*Written task*. Restate the opening lines of the material below word for word, stopping after the line that contains "power2_y = [474, 513, 549, 628, 665, 665]".

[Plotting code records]
────────────────────────────────────────

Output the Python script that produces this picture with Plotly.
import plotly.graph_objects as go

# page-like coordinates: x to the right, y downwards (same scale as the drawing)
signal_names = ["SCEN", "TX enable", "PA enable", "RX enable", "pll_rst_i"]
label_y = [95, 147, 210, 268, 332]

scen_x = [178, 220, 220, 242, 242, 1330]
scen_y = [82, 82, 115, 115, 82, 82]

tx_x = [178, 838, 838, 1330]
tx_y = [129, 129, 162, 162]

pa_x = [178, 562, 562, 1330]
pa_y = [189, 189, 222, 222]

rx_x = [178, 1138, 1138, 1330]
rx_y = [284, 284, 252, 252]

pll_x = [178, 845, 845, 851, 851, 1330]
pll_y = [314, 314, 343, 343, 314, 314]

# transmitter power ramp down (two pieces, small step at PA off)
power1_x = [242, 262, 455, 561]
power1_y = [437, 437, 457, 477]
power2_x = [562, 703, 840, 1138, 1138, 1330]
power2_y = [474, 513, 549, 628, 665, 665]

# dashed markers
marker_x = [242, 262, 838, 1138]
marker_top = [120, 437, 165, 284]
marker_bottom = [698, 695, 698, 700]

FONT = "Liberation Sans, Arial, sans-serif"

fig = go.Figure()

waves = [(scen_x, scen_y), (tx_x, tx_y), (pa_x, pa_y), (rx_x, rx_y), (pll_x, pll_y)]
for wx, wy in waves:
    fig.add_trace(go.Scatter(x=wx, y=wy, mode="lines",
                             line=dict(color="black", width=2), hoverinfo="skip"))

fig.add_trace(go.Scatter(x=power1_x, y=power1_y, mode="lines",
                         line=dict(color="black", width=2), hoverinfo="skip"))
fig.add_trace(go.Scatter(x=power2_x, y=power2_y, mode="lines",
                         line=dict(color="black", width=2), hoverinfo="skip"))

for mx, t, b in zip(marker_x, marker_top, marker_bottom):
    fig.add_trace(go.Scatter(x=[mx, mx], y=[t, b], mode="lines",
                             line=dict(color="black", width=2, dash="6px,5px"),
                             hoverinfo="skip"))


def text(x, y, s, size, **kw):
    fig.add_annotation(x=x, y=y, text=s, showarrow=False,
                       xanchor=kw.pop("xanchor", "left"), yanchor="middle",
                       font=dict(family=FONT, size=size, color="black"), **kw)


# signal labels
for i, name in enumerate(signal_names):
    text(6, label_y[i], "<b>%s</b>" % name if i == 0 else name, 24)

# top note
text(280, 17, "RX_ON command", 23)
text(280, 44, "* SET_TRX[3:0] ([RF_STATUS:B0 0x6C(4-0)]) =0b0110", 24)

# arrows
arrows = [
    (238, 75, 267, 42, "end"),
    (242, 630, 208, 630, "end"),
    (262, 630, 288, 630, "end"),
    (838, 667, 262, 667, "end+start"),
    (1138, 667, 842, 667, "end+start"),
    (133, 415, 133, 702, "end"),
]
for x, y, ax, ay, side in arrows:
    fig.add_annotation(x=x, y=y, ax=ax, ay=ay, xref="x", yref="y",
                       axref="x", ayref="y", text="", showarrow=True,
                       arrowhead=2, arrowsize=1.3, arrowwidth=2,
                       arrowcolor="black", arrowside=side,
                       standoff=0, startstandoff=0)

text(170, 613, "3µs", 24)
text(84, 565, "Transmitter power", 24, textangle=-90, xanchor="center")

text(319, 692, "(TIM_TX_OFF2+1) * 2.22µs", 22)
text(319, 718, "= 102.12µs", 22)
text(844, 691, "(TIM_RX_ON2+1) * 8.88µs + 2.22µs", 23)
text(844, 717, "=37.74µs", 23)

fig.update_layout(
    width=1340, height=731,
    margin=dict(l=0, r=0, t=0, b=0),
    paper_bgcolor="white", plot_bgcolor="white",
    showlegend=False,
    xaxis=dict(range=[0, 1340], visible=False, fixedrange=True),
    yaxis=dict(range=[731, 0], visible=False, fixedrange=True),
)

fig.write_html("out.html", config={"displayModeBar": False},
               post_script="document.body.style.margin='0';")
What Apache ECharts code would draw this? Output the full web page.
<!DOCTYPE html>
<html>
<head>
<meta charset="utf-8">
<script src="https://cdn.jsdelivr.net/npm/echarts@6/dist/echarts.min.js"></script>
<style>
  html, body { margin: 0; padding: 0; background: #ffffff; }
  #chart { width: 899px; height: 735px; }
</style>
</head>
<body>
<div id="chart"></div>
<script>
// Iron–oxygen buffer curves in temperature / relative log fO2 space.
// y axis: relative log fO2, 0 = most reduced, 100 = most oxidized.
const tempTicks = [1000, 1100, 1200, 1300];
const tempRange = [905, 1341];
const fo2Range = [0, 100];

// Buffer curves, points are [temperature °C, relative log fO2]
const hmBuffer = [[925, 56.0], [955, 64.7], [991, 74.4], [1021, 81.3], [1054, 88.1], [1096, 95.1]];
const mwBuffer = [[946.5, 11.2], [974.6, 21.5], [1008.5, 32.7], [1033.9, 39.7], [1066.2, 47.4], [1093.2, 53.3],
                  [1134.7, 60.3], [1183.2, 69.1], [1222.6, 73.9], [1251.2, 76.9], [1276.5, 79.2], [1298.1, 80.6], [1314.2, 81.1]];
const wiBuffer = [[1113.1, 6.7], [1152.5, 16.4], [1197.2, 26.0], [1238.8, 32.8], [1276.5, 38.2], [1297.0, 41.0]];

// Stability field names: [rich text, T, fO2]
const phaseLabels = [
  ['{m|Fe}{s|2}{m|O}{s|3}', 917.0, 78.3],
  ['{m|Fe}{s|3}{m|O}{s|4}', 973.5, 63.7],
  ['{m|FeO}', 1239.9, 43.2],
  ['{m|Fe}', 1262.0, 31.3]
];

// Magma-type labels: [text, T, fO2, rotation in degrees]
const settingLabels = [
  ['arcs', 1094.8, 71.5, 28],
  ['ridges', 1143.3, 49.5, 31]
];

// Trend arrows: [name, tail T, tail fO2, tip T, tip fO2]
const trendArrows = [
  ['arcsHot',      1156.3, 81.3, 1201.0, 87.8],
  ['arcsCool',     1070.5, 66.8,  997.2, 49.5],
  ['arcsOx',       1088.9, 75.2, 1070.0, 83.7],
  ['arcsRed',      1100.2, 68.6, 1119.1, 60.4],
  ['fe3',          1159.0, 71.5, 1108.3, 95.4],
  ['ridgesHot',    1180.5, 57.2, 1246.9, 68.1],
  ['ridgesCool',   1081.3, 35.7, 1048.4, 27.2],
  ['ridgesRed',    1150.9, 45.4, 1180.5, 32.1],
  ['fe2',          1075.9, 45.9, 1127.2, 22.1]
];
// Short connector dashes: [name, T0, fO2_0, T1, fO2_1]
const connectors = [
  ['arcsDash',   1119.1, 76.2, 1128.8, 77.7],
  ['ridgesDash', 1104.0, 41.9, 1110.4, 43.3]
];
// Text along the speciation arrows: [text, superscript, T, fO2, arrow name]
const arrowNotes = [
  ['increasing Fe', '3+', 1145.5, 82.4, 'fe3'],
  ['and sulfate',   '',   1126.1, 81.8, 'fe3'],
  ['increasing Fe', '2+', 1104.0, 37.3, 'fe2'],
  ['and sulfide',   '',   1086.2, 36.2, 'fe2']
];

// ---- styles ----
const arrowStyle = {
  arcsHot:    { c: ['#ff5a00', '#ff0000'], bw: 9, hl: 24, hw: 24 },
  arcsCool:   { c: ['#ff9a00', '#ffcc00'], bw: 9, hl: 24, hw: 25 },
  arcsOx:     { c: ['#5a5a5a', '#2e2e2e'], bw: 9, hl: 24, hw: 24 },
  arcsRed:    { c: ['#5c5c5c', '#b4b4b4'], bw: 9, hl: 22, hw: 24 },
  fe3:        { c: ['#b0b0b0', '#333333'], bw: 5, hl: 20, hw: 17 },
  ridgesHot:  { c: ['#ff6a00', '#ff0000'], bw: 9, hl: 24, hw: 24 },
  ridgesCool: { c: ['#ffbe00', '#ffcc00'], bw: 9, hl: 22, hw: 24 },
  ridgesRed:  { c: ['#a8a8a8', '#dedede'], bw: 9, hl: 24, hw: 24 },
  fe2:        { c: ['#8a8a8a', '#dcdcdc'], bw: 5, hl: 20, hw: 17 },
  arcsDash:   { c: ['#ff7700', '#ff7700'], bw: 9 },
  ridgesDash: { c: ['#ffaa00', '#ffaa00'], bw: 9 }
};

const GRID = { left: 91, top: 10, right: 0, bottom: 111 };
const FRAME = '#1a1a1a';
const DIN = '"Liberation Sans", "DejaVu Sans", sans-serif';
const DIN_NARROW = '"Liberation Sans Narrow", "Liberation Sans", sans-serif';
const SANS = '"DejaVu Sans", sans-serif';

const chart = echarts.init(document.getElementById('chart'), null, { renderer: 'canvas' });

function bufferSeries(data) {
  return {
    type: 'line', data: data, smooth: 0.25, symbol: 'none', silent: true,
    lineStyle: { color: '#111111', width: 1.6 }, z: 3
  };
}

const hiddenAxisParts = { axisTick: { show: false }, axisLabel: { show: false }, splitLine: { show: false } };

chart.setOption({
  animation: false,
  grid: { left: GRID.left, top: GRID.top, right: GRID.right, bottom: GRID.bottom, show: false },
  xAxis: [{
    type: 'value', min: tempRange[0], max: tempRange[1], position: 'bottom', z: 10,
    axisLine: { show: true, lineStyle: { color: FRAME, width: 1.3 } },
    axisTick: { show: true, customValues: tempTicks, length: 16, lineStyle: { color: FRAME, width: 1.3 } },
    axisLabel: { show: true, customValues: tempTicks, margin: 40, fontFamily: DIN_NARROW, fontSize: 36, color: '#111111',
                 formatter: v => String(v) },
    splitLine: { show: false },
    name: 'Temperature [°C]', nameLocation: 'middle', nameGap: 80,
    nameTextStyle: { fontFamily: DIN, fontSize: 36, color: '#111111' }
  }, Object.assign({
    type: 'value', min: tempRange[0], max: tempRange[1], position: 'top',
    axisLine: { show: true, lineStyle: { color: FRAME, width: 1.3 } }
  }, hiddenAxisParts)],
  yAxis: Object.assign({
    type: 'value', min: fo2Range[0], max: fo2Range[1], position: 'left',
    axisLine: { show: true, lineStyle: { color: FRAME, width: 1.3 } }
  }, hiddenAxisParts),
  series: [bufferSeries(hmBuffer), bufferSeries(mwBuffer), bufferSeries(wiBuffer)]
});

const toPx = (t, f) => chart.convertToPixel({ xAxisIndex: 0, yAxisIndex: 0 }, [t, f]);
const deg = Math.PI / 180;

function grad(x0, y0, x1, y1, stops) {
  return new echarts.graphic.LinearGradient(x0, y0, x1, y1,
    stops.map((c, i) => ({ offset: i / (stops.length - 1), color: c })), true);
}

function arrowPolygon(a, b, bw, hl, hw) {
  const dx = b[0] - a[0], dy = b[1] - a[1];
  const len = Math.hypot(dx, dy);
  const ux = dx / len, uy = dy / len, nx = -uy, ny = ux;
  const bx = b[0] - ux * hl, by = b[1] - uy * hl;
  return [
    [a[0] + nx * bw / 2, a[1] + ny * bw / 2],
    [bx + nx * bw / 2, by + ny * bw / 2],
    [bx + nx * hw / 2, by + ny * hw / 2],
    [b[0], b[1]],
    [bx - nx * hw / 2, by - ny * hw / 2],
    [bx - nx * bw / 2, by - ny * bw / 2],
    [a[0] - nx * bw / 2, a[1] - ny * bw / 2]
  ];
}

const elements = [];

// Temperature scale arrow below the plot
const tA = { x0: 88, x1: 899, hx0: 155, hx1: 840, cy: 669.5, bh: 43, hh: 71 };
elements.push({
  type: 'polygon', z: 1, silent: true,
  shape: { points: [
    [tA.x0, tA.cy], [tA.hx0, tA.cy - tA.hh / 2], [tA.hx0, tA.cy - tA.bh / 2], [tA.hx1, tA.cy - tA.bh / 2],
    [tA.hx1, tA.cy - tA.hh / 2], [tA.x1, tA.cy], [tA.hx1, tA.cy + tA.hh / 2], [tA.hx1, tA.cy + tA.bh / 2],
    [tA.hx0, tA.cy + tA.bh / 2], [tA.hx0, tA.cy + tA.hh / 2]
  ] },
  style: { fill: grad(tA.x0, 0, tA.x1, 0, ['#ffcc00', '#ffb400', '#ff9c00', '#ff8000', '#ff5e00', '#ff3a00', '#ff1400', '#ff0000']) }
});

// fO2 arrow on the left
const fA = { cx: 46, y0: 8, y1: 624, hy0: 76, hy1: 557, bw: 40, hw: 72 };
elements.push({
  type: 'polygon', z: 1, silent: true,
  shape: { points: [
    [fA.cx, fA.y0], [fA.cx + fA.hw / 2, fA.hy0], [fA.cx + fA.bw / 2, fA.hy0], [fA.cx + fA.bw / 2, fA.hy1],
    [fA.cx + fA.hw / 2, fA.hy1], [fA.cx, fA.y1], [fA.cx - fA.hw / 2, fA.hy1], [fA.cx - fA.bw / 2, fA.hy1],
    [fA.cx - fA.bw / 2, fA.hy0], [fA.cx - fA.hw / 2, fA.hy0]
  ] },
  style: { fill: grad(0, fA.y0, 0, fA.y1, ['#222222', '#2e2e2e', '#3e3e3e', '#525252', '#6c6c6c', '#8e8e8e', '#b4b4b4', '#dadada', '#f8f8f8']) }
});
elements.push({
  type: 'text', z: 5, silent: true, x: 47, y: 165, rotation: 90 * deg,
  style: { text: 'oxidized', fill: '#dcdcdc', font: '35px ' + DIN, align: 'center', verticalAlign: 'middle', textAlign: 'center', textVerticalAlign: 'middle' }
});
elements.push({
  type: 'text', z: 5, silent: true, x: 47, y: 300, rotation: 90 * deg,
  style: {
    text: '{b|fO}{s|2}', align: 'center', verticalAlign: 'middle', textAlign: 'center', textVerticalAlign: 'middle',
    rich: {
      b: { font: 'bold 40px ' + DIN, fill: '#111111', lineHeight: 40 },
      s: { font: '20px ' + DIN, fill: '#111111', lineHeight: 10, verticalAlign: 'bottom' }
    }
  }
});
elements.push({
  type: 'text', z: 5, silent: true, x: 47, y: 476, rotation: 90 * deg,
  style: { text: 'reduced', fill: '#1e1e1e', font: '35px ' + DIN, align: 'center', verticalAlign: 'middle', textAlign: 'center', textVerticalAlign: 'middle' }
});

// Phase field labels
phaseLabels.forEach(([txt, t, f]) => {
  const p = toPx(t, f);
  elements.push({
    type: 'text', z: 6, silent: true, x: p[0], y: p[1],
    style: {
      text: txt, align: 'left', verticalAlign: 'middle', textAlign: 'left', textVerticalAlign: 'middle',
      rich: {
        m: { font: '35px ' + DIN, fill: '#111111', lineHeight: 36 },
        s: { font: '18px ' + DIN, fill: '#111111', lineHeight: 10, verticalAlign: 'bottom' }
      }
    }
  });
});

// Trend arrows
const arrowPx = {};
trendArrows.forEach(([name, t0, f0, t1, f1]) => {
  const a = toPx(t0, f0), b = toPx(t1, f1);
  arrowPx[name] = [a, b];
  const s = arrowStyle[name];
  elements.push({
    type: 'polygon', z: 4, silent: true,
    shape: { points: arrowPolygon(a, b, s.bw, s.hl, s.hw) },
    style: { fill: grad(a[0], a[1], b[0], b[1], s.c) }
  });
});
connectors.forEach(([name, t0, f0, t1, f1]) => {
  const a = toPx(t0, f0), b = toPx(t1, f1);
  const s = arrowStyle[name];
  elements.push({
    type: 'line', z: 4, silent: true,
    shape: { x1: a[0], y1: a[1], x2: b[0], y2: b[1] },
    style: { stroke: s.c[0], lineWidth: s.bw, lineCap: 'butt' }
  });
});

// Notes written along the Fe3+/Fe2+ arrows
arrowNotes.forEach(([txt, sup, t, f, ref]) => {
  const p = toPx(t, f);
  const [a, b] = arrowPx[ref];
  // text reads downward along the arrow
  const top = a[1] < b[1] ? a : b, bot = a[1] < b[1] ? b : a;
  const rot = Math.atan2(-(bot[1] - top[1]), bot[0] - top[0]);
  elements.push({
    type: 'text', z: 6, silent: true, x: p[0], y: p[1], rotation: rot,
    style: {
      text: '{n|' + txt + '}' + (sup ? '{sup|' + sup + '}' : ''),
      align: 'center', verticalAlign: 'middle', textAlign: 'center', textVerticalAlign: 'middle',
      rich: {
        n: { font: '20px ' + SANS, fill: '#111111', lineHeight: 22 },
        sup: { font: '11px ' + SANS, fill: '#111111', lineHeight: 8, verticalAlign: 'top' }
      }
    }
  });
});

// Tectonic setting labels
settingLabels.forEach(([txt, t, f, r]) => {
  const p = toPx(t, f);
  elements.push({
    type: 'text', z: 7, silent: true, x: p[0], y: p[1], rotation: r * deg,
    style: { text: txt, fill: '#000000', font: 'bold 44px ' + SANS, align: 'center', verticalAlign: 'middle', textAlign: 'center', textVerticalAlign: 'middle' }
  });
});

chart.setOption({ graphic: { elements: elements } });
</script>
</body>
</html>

────────────────────────────────────────

*Exercise output*.
Output the Python script that produces this picture with Plotly.
import plotly.graph_objects as go

# page-like coordinates: x to the right, y downwards (same scale as the drawing)
signal_names = ["SCEN", "TX enable", "PA enable", "RX enable", "pll_rst_i"]
label_y = [95, 147, 210, 268, 332]

scen_x = [178, 220, 220, 242, 242, 1330]
scen_y = [82, 82, 115, 115, 82, 82]

tx_x = [178, 838, 838, 1330]
tx_y = [129, 129, 162, 162]

pa_x = [178, 562, 562, 1330]
pa_y = [189, 189, 222, 222]

rx_x = [178, 1138, 1138, 1330]
rx_y = [284, 284, 252, 252]

pll_x = [178, 845, 845, 851, 851, 1330]
pll_y = [314, 314, 343, 343, 314, 314]

# transmitter power ramp down (two pieces, small step at PA off)
power1_x = [242, 262, 455, 561]
power1_y = [437, 437, 457, 477]
power2_x = [562, 703, 840, 1138, 1138, 1330]
power2_y = [474, 513, 549, 628, 665, 665]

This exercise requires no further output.